Now and then there is a sudden halt—the enemy are shelling the road a little further up and there is nothing to do but wait. The transport officer fumes to and fro, for he has under his command a dozen men, more horses, and six or seven limbers, all packed tightly together on a narrow road with the Germans shelling in front and an interminable line of transport waiting behind. If the Boche gunners lengthen their range by a hundred yards of so—
"Lead on," comes the word from further up, and the whole road is movement again. The laden limbers crawl along over the pave till they reach a battered old building that looms up thru the night—the dumping ground where the supplies have to be left for the men in the trenches. Privates tramp to and fro with picks and shovels and ammunition; a sergeant is there to see that the rations for the different companies are placed in different piles; a post-corporal hurries hither and thither in search of "D" Company's letters, which have been mislaid, and the transport officer and quartermaster supervise and control everything—always in the most impenetrable darkness, save when a star-shell lights up the white faces, the sweating horses, the gleaming mud.

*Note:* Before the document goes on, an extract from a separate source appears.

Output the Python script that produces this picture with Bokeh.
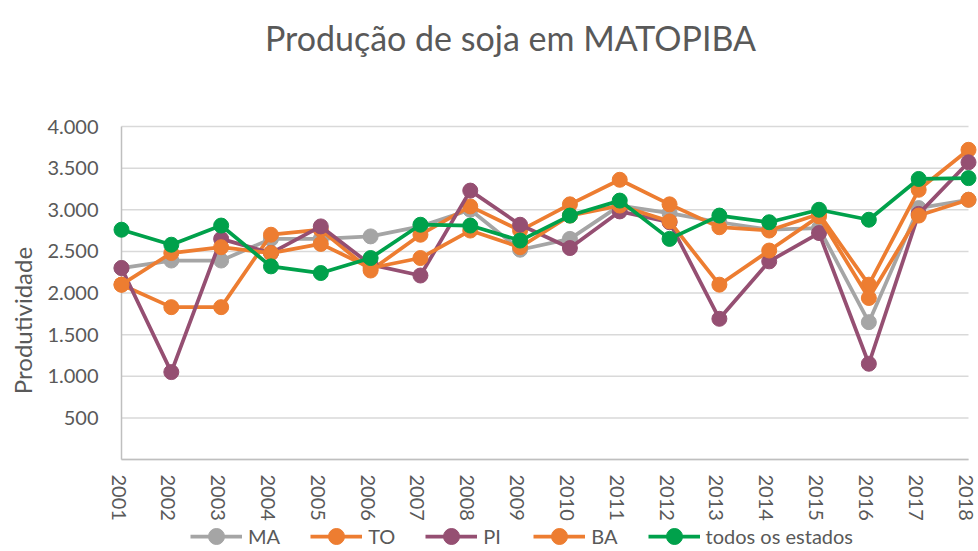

The transport officer gives the word, and the empty limbers jolt out of the yard on to the road again to join in the stream that flows back towards the billets and sleep.
Night after night there is the same slow crawl along the road pitted with shell-holes, and same halts, the same dead horse and broken limber in the ditch and the same knowledge that, in a moment or so, your own horses may be struggling in their death agony, your own limbers splintered and smashed, your own men lying dead and wounded.
And when the wagons are once more ranged in line against the wall of the farms, when the last of the men has climbed up to the hayloft where he sleeps, the transport officer sighs with relief as he drags off his muddy boots. "Thanks heaven that's over till tomorrow night," he mutters.